Nachdem wir uns im Projektverbund auf diese Grundgedanken geeinigten hatten, formulierten wir die einzelnen Checkpunkte Strategie, Führung, Personalarbeit, Arbeitsorganisation und Unternehmenskultur. Diese sollten den Bearbeitern veranschaulichen, dass sich ein vielfaltsbewusster Betrieb in allen Bereichen des strategischen, operativen und normativen Handelns dahingehend hinterfragt.
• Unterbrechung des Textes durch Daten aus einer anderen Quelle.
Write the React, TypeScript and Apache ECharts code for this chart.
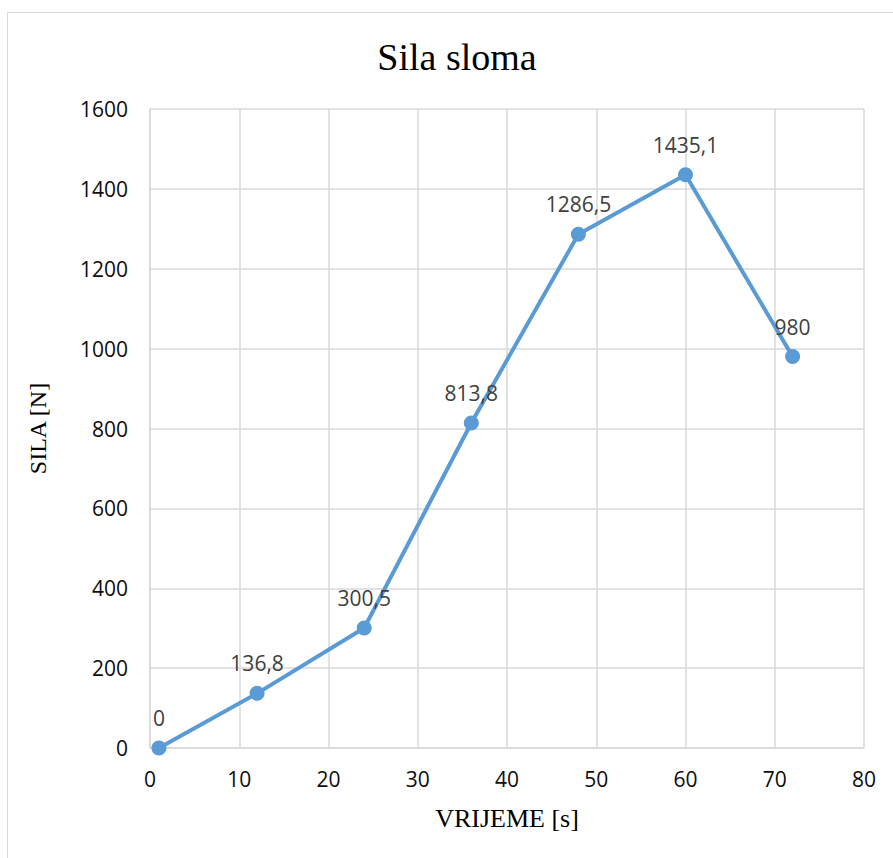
import React, { useEffect, useRef } from "react";
import * as echarts from "echarts";

const timeValues = [1, 12, 24, 36, 48, 60, 72];
const forceValues = [0, 136.8, 300.5, 813.8, 1286.5, 1435.1, 980];
const chartTitle = "Sila sloma";
const xName = "VRIJEME [s]";
const yName = "SILA [N]";

export default function App() {
  const ref = useRef<HTMLDivElement>(null);
  useEffect(() => {
    document.body.style.margin = "0";
    if (!ref.current) return;
    const chart = echarts.init(ref.current, null, { renderer: "svg" });
    const tickFont = { fontFamily: "Open Sans", fontSize: 21, color: "#0d0d0d" };
    chart.setOption({
      animation: false,
      backgroundColor: "#ffffff",
      title: {
        text: chartTitle,
        left: 452,
        top: 33,
        textAlign: "center",
        textStyle: { fontFamily: "Liberation Serif", fontSize: 38, fontWeight: "normal", color: "#000" },
      },
      graphic: [
        {
          type: "rect",
          shape: { x: 7.5, y: 12.5, width: 1000, height: 1000 },
          style: { fill: "none", stroke: "#d9d9d9", lineWidth: 1 },
          silent: true,
        },
      ],
      grid: { left: 150, top: 109, width: 714, height: 639, containLabel: false },
      xAxis: {
        type: "value",
        min: 0,
        max: 80,
        interval: 10,
        name: xName,
        nameLocation: "middle",
        nameGap: 57,
        nameTextStyle: { fontFamily: "Liberation Serif", fontSize: 26, color: "#000" },
        axisLine: { show: true, lineStyle: { color: "#d9d9d9", width: 1.5 } },
        axisTick: { show: false },
        axisLabel: { ...tickFont, margin: 20, formatter: (v: number) => String(v) },
        splitLine: { show: true, lineStyle: { color: "#d9d9d9", width: 1.5 } },
      },
      yAxis: {
        type: "value",
        min: 0,
        max: 1600,
        interval: 200,
        name: yName,
        nameLocation: "middle",
        nameGap: 100,
        nameTextStyle: { fontFamily: "Liberation Serif", fontSize: 24, color: "#000" },
        axisLine: { show: true, lineStyle: { color: "#d9d9d9", width: 1.5 } },
        axisTick: { show: false },
        axisLabel: { ...tickFont, margin: 22, formatter: (v: number) => String(v) },
        splitLine: { show: true, lineStyle: { color: "#d9d9d9", width: 1.5 } },
      },
      series: [
        {
          type: "line",
          data: timeValues.map((t, i) => [t, forceValues[i]]),
          symbol: "circle",
          symbolSize: 15,
          lineStyle: { color: "#5b9bd5", width: 4 },
          itemStyle: { color: "#5b9bd5" },
          label: {
            show: true,
            position: "top",
            distance: 12,
            fontFamily: "Open Sans",
            fontSize: 21,
            color: "#404040",
            formatter: (p: any) => String(p.value[1]).replace(".", ","),
          },
        },
      ],
    });
    return () => chart.dispose();
  }, []);
  return <div ref={ref} style={{ width: 893, height: 858 }} />;
}
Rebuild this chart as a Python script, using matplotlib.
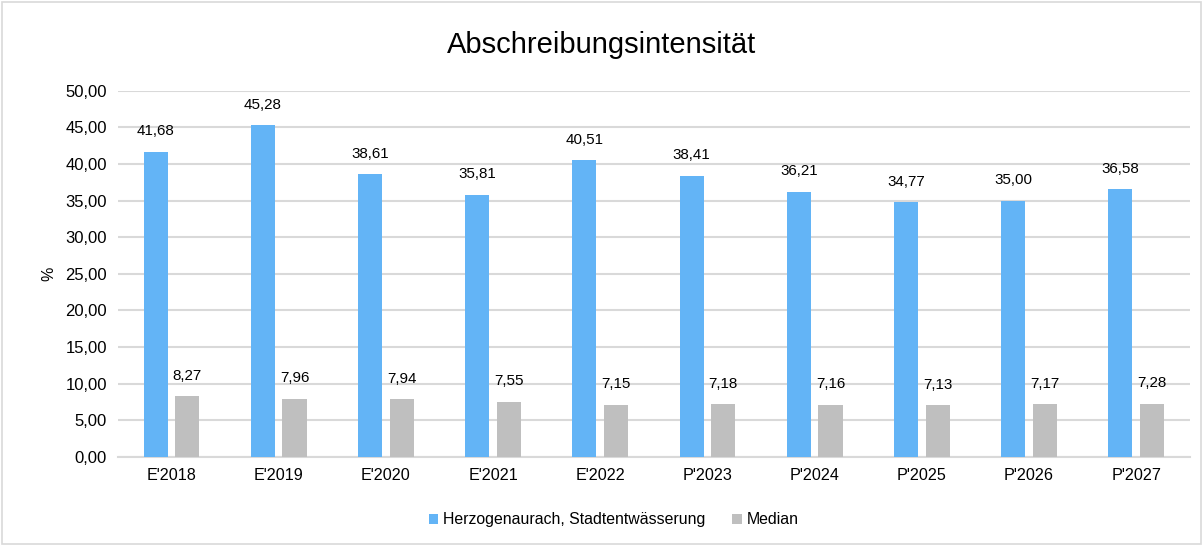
import numpy as np
import matplotlib.pyplot as plt
from matplotlib.patches import Rectangle

plt.rcParams['font.family'] = ['Liberation Sans', 'DejaVu Sans']

categories = ["E'2018", "E'2019", "E'2020", "E'2021", "E'2022",
              "P'2023", "P'2024", "P'2025", "P'2026", "P'2027"]
herzogenaurach = [41.68, 45.28, 38.61, 35.81, 40.51, 38.41, 36.21, 34.77, 35.00, 36.58]
median = [8.27, 7.96, 7.94, 7.55, 7.15, 7.18, 7.16, 7.13, 7.17, 7.28]
series_names = ["Herzogenaurach, Stadtentwässerung", "Median"]

def fmt(v):
    return ('%.2f' % v).replace('.', ',')

fig = plt.figure(figsize=(12.03, 5.46), dpi=100)
fig.patches.append(Rectangle((0.002, 0.004), 0.996, 0.992, transform=fig.transFigure,
                             fill=False, edgecolor='#D9D9D9', linewidth=1.2))
ax = fig.add_axes([0.098, 0.163, 0.891, 0.671])

x = np.arange(len(categories))
w = 0.225
b1 = ax.bar(x - 0.148, herzogenaurach, w, color='#63B4F6', label=series_names[0], zorder=3)
b2 = ax.bar(x + 0.148, median, w, color='#BFBFBF', label=series_names[1], zorder=3)

for rect, v in zip(b1, herzogenaurach):
    ax.text(rect.get_x() + rect.get_width() / 2, v + 1.8, fmt(v), ha='center', va='bottom', fontsize=10.9)
for rect, v in zip(b2, median):
    ax.text(rect.get_x() + rect.get_width() / 2, v + 1.8, fmt(v), ha='center', va='bottom', fontsize=10.9)

ax.set_ylim(0, 50)
ax.set_xlim(-0.5, len(categories) - 0.5)
ax.set_yticks(np.arange(0, 51, 5))
ax.set_yticklabels([fmt(t) for t in np.arange(0, 51, 5)], fontsize=12)
ax.set_xticks(x)
ax.set_xticklabels(categories, fontsize=11.6)
ax.tick_params(length=0, pad=8)
ax.grid(axis='y', color='#D9D9D9', linewidth=1.5, zorder=0)
for s in ['top', 'right', 'left']:
    ax.spines[s].set_visible(False)
ax.spines['bottom'].set_color('#D9D9D9')
ax.spines['bottom'].set_linewidth(1.5)
ax.set_ylabel('%', fontsize=11.5, labelpad=6)

fig.text(0.5, 0.918, 'Abschreibungsintensität', ha='center', va='center', fontsize=21)
fig.legend(loc='center', bbox_to_anchor=(0.51, 0.048), ncol=2, frameon=False,
           fontsize=11.4, handlelength=0.6, handleheight=0.6, handletextpad=0.3, columnspacing=1.7)

plt.savefig('out.png', dpi=100)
Mit diesem Ansatz versuchen wir möglichst allen Anknüpfungspunkte liefern – gar keine so leichte Aufgabe bedenkt man die verschiedensten „Ecken“, aus denen man zum Thema Vielfalt/Diversity kommen kann: Antidiskriminierung bzw. Chancengleichheit, Fachkräftemangel, Demografischer Wandel, Globalisierung, Migration, Inklusion, Kreativität- und Innovationssteigerung, Digitalisierung, Employer Branding, Gesundheit oder bürgerschaftliches Engagement, um nur die häufigsten zu nennen.
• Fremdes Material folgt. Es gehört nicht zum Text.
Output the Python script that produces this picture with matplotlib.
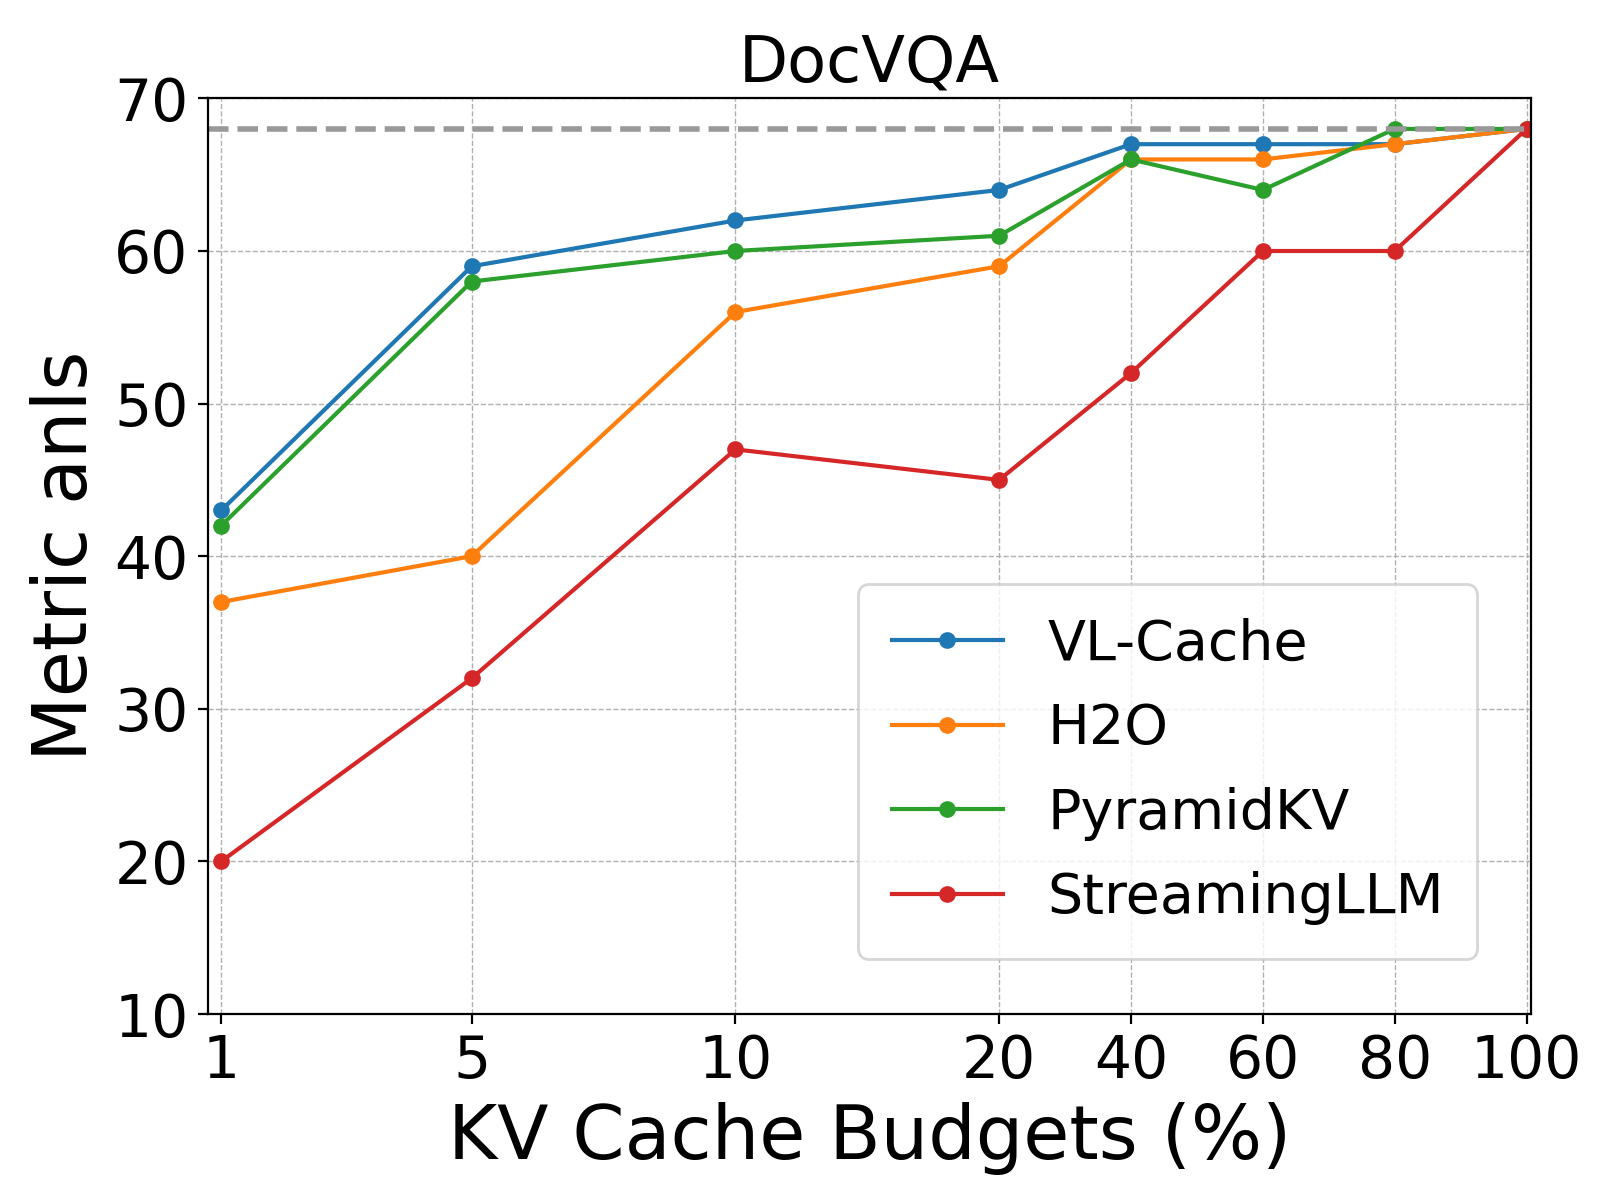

Erfolgreiche Testphase und Verabschiedung auf dem Plenum der Offensive Mittelstand

Nach der inhaltlichen Ausrichtung des Projekts fand in den letzten Monaten ein groß angelegter Abstimmungsprozess statt. Die Instrumentenfamilie der Offensive Mittelstand im Rahmen von INQA zeichnet schließlich aus, dass sie sozialpartnerschaftlich erarbeitet und von allen wirtschaftspolitischen Akteuren in Deutschland als Praxisstandard akzeptiert ist. An der Entwicklung des Checks waren alle Partner der Offensive Mittelstand (unter anderem Bund und Länder, Unternehmerverbände, Fachverbände, Handwerkskammern, Gewerkschaften, Berufsgenossenschaften, Krankenkassen, Forschungsinstitute und Dienstleister) in irgendeiner Art und Weise beteiligt (19 Einzelgespräche und 19 Workshops). Außerdem wurde das Instrument in 16 Pilotunternehmen ausgiebig getestet. In dieser Phase wurde der Check dann sukzessive überarbeitet, bis Mitte November dann die letzte Version (0.9.2) vom Plenum der Offensive Mittelstand erfolgreich verabschiedet wurde.
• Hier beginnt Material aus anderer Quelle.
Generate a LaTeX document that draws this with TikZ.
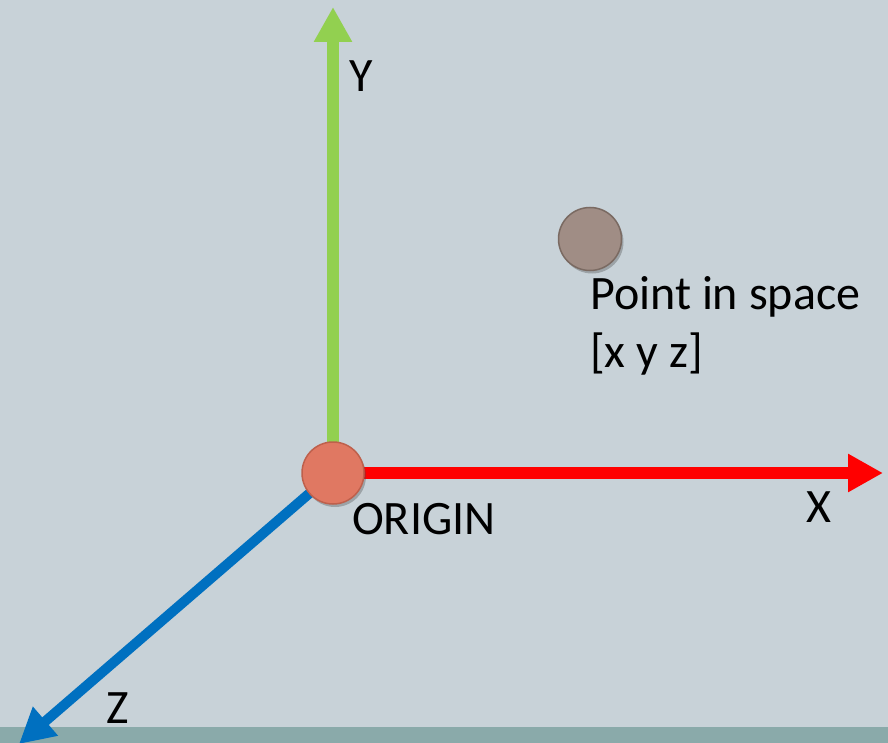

Nicht “Winter is Coming”, sondern "Der neue INQA-Check kommt!"

Wir - und Sie hoffentlich auch - können es nun kaum erwarten, bis der neue INQA-Check im ersten Halbjahr 2018 dann auch offiziell veröffentlicht wird. Bis es soweit ist, können Sie sich ja schon mal mit unseren Materialien zum Thema Leistungsfähigkeit und Vorurteile, Fachkräfte finden & binden, Vorurteile im Betrieb oder dem Praxisbeispiel "Ein Vielfaltsbewusster Great Place to Work" einstimmen.

Dieses Jahr heißt es also nicht wie in einer bekannten US-Serie „Winter is coming“, sondern vielmehr „The INQA-Check is coming“.